Every line of the listing must be reproduced as it stands. Leave the images behind.

-- Start of Data excerpt --

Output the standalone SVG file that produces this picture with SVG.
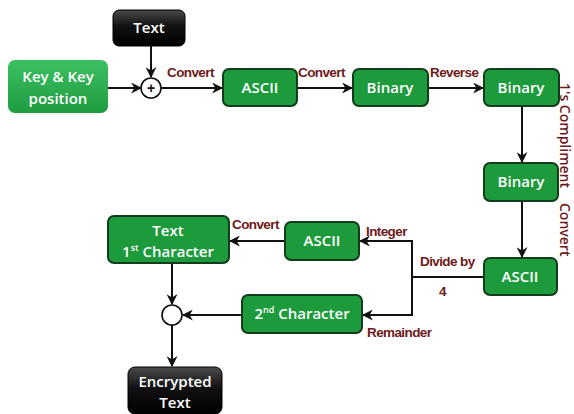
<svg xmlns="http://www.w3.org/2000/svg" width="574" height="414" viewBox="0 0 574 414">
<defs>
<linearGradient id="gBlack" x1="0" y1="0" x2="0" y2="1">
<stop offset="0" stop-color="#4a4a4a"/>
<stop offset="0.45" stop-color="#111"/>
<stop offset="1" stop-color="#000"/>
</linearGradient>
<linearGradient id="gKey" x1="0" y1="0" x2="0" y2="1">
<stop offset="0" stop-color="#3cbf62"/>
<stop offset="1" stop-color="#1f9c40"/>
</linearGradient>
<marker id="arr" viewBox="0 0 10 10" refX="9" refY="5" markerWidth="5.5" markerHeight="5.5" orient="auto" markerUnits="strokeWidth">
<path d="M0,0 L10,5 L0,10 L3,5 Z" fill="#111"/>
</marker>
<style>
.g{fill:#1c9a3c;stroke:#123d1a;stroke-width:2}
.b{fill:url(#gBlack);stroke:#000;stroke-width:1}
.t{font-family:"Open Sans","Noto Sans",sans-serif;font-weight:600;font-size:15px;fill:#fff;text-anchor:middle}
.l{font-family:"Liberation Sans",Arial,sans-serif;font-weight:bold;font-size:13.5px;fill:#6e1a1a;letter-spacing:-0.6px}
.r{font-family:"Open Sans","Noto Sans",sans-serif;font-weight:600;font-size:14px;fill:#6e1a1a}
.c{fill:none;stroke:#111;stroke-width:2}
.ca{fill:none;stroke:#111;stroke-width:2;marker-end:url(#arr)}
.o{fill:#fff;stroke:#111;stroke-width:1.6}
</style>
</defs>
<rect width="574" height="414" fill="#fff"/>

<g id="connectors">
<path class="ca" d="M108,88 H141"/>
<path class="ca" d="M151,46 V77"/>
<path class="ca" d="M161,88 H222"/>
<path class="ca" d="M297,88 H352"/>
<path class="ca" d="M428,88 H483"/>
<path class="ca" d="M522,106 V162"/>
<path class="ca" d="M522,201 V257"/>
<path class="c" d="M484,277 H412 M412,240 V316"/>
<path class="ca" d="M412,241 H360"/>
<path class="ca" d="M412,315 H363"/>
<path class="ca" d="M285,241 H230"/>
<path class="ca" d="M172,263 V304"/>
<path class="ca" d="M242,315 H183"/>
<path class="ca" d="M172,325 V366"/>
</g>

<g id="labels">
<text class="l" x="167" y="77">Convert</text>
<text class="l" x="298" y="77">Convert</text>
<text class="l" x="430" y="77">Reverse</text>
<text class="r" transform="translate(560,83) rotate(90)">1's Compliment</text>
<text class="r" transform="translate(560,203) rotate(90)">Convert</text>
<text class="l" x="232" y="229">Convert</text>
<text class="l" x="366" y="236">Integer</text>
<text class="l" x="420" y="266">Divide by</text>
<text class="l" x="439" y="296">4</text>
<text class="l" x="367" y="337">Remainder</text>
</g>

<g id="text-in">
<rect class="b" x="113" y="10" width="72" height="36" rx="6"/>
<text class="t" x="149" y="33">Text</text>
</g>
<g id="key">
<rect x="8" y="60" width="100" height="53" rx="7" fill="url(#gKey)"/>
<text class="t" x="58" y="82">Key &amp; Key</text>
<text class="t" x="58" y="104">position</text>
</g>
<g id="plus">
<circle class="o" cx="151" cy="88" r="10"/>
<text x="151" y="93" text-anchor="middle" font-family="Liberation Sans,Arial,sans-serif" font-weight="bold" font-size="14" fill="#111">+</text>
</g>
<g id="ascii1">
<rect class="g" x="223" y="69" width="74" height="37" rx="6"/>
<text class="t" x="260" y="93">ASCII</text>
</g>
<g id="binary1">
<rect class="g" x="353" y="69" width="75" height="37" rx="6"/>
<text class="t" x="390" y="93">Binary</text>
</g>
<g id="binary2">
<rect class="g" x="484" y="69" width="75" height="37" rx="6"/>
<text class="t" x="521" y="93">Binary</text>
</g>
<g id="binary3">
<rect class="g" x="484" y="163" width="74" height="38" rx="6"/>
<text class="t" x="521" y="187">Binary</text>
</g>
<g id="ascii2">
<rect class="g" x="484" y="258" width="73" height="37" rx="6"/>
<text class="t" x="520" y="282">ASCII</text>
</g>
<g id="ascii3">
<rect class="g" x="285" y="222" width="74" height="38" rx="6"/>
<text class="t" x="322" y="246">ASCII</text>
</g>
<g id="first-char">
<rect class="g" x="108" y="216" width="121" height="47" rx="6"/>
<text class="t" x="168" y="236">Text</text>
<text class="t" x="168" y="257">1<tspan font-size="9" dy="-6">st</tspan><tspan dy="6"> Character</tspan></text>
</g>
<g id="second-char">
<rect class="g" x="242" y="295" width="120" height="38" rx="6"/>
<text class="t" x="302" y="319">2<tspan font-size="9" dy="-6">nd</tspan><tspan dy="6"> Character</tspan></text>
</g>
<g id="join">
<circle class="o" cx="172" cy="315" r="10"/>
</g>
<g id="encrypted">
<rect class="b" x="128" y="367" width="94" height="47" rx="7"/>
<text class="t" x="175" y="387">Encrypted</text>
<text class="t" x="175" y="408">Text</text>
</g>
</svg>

-- End of Data excerpt --

• [Task result]
Output the standalone SVG file that produces this picture with SVG.
<svg xmlns="http://www.w3.org/2000/svg" width="574" height="414" viewBox="0 0 574 414">
<defs>
<linearGradient id="gBlack" x1="0" y1="0" x2="0" y2="1">
<stop offset="0" stop-color="#4a4a4a"/>
<stop offset="0.45" stop-color="#111"/>
<stop offset="1" stop-color="#000"/>
</linearGradient>
<linearGradient id="gKey" x1="0" y1="0" x2="0" y2="1">
<stop offset="0" stop-color="#3cbf62"/>
<stop offset="1" stop-color="#1f9c40"/>
</linearGradient>
<marker id="arr" viewBox="0 0 10 10" refX="9" refY="5" markerWidth="5.5" markerHeight="5.5" orient="auto" markerUnits="strokeWidth">
<path d="M0,0 L10,5 L0,10 L3,5 Z" fill="#111"/>
</marker>
<style>
.g{fill:#1c9a3c;stroke:#123d1a;stroke-width:2}
.b{fill:url(#gBlack);stroke:#000;stroke-width:1}
.t{font-family:"Open Sans","Noto Sans",sans-serif;font-weight:600;font-size:15px;fill:#fff;text-anchor:middle}
.l{font-family:"Liberation Sans",Arial,sans-serif;font-weight:bold;font-size:13.5px;fill:#6e1a1a;letter-spacing:-0.6px}
.r{font-family:"Open Sans","Noto Sans",sans-serif;font-weight:600;font-size:14px;fill:#6e1a1a}
.c{fill:none;stroke:#111;stroke-width:2}
.ca{fill:none;stroke:#111;stroke-width:2;marker-end:url(#arr)}
.o{fill:#fff;stroke:#111;stroke-width:1.6}
</style>
</defs>
<rect width="574" height="414" fill="#fff"/>

<g id="connectors">
<path class="ca" d="M108,88 H141"/>
<path class="ca" d="M151,46 V77"/>
<path class="ca" d="M161,88 H222"/>
<path class="ca" d="M297,88 H352"/>
<path class="ca" d="M428,88 H483"/>
<path class="ca" d="M522,106 V162"/>
<path class="ca" d="M522,201 V257"/>
<path class="c" d="M484,277 H412 M412,240 V316"/>
<path class="ca" d="M412,241 H360"/>
<path class="ca" d="M412,315 H363"/>
<path class="ca" d="M285,241 H230"/>
<path class="ca" d="M172,263 V304"/>
<path class="ca" d="M242,315 H183"/>
<path class="ca" d="M172,325 V366"/>
</g>

<g id="labels">
<text class="l" x="167" y="77">Convert</text>
<text class="l" x="298" y="77">Convert</text>
<text class="l" x="430" y="77">Reverse</text>
<text class="r" transform="translate(560,83) rotate(90)">1's Compliment</text>
<text class="r" transform="translate(560,203) rotate(90)">Convert</text>
<text class="l" x="232" y="229">Convert</text>
<text class="l" x="366" y="236">Integer</text>
<text class="l" x="420" y="266">Divide by</text>
<text class="l" x="439" y="296">4</text>
<text class="l" x="367" y="337">Remainder</text>
</g>

<g id="text-in">
<rect class="b" x="113" y="10" width="72" height="36" rx="6"/>
<text class="t" x="149" y="33">Text</text>
</g>
<g id="key">
<rect x="8" y="60" width="100" height="53" rx="7" fill="url(#gKey)"/>
<text class="t" x="58" y="82">Key &amp; Key</text>
<text class="t" x="58" y="104">position</text>
</g>
<g id="plus">
<circle class="o" cx="151" cy="88" r="10"/>
<text x="151" y="93" text-anchor="middle" font-family="Liberation Sans,Arial,sans-serif" font-weight="bold" font-size="14" fill="#111">+</text>
</g>
<g id="ascii1">
<rect class="g" x="223" y="69" width="74" height="37" rx="6"/>
<text class="t" x="260" y="93">ASCII</text>
</g>
<g id="binary1">
<rect class="g" x="353" y="69" width="75" height="37" rx="6"/>
<text class="t" x="390" y="93">Binary</text>
</g>
<g id="binary2">
<rect class="g" x="484" y="69" width="75" height="37" rx="6"/>
<text class="t" x="521" y="93">Binary</text>
</g>
<g id="binary3">
<rect class="g" x="484" y="163" width="74" height="38" rx="6"/>
<text class="t" x="521" y="187">Binary</text>
</g>
<g id="ascii2">
<rect class="g" x="484" y="258" width="73" height="37" rx="6"/>
<text class="t" x="520" y="282">ASCII</text>
</g>
<g id="ascii3">
<rect class="g" x="285" y="222" width="74" height="38" rx="6"/>
<text class="t" x="322" y="246">ASCII</text>
</g>
<g id="first-char">
<rect class="g" x="108" y="216" width="121" height="47" rx="6"/>
<text class="t" x="168" y="236">Text</text>
<text class="t" x="168" y="257">1<tspan font-size="9" dy="-6">st</tspan><tspan dy="6"> Character</tspan></text>
</g>
<g id="second-char">
<rect class="g" x="242" y="295" width="120" height="38" rx="6"/>
<text class="t" x="302" y="319">2<tspan font-size="9" dy="-6">nd</tspan><tspan dy="6"> Character</tspan></text>
</g>
<g id="join">
<circle class="o" cx="172" cy="315" r="10"/>
</g>
<g id="encrypted">
<rect class="b" x="128" y="367" width="94" height="47" rx="7"/>
<text class="t" x="175" y="387">Encrypted</text>
<text class="t" x="175" y="408">Text</text>
</g>
</svg>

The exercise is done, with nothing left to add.